Dataset items:
------------

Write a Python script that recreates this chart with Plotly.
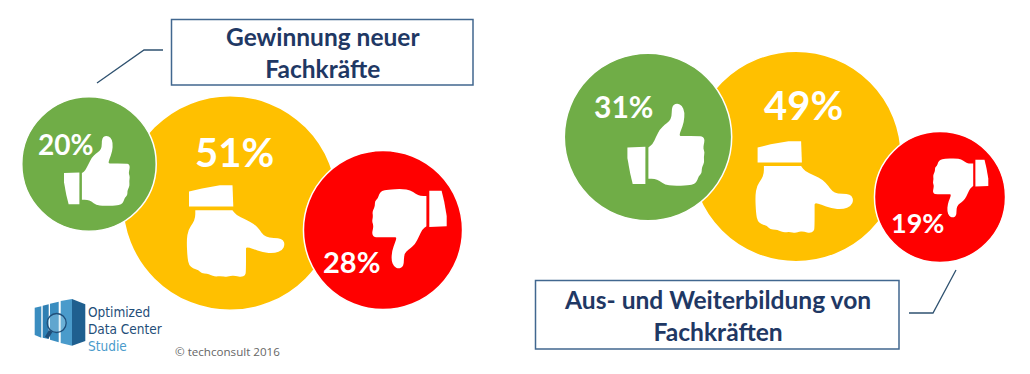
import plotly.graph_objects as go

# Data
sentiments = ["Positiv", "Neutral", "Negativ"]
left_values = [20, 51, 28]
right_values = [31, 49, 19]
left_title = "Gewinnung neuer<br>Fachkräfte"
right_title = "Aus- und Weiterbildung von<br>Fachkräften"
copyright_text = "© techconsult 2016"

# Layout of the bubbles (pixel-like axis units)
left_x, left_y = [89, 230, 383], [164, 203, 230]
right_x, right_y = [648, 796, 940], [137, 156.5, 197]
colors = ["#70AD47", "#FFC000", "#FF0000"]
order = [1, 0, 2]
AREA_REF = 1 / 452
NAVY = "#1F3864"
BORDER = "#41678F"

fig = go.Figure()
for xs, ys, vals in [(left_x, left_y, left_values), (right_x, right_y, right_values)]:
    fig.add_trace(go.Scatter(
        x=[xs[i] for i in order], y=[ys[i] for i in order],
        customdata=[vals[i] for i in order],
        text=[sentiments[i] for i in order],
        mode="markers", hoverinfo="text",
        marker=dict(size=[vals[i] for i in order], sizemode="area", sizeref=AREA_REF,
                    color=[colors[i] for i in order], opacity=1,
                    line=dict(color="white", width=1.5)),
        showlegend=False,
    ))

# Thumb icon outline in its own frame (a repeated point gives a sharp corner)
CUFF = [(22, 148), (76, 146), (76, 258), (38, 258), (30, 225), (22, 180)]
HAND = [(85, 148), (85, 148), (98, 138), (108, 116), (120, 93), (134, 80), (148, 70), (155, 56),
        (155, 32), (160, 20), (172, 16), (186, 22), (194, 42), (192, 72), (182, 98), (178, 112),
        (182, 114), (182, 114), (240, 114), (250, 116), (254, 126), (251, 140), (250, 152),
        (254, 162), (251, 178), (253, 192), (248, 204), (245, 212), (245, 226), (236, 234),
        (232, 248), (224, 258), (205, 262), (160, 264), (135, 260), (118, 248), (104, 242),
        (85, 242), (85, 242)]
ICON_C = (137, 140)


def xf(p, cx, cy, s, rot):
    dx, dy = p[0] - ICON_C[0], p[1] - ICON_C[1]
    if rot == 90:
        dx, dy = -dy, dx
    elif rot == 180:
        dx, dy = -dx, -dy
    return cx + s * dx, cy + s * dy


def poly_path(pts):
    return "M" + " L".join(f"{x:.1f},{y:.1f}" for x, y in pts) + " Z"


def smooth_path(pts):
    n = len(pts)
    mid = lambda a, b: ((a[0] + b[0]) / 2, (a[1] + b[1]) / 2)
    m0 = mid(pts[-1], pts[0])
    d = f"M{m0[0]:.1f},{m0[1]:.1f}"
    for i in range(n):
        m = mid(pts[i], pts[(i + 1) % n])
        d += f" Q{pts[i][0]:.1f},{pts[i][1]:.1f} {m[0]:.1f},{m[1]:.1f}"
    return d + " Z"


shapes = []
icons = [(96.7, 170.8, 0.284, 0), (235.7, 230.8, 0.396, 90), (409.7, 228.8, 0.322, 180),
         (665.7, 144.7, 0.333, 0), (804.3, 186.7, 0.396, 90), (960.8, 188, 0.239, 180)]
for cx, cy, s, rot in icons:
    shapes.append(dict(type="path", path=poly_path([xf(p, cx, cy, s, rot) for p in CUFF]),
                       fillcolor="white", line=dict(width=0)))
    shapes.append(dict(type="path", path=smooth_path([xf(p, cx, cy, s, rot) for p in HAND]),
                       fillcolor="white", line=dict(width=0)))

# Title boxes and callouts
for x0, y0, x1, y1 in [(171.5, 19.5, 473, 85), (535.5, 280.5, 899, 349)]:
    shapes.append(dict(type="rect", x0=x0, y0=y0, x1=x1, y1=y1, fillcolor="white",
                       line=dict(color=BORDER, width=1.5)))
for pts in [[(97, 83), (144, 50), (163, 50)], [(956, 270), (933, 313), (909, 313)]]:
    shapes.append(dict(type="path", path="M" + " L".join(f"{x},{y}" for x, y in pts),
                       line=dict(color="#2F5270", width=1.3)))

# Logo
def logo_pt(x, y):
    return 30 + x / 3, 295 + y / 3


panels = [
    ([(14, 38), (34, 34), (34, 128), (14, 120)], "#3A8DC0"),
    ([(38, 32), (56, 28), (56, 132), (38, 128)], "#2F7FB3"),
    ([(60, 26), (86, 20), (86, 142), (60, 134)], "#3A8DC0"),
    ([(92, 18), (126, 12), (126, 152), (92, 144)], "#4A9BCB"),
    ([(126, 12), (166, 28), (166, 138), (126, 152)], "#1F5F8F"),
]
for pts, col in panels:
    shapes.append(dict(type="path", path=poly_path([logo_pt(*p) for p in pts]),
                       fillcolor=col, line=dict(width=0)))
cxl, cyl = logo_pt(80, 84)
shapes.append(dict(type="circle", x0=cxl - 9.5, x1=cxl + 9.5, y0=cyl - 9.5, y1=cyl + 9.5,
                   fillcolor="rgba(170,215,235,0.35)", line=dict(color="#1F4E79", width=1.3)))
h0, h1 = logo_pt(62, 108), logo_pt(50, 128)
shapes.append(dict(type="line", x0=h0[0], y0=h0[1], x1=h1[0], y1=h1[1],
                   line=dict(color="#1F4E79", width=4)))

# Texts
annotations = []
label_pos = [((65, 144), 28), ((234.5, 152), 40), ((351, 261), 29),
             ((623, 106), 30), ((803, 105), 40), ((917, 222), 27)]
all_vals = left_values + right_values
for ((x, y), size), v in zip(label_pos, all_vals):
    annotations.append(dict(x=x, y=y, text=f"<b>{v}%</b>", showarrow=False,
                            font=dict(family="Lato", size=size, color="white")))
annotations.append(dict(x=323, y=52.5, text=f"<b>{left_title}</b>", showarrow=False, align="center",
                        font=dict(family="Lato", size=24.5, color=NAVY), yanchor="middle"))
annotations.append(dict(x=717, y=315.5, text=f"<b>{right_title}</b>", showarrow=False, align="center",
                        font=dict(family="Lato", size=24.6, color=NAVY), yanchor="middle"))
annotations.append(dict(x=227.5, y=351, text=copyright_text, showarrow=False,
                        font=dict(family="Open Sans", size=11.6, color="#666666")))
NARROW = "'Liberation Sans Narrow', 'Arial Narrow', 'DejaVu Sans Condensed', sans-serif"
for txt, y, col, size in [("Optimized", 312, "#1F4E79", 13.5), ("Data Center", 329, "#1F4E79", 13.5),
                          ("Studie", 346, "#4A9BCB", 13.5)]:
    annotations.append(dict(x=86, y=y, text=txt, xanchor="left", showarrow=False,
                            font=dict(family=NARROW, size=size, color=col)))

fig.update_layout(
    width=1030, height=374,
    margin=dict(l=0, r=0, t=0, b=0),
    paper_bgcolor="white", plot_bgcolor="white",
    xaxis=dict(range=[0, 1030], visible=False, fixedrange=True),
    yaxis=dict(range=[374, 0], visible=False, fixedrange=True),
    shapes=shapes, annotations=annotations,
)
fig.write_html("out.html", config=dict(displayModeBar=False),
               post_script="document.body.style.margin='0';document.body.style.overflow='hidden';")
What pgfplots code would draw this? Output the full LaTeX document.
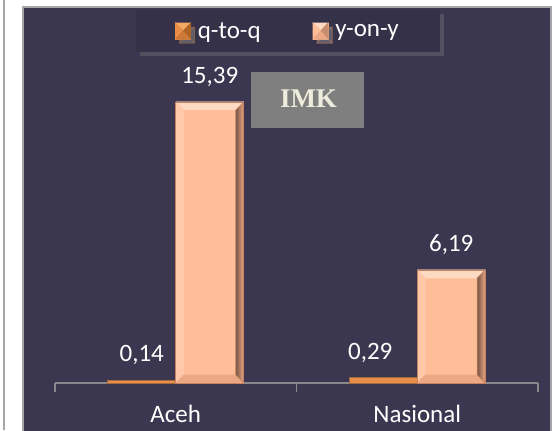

------------

→ STATED TASK: Track down every line with the word "document" and copy it.

→ RESULT OF THE EXERCISE:
               post_script="document.body.style.margin='0';document.body.style.overflow='hidden';")
What pgfplots code would draw this? Output the full LaTeX document.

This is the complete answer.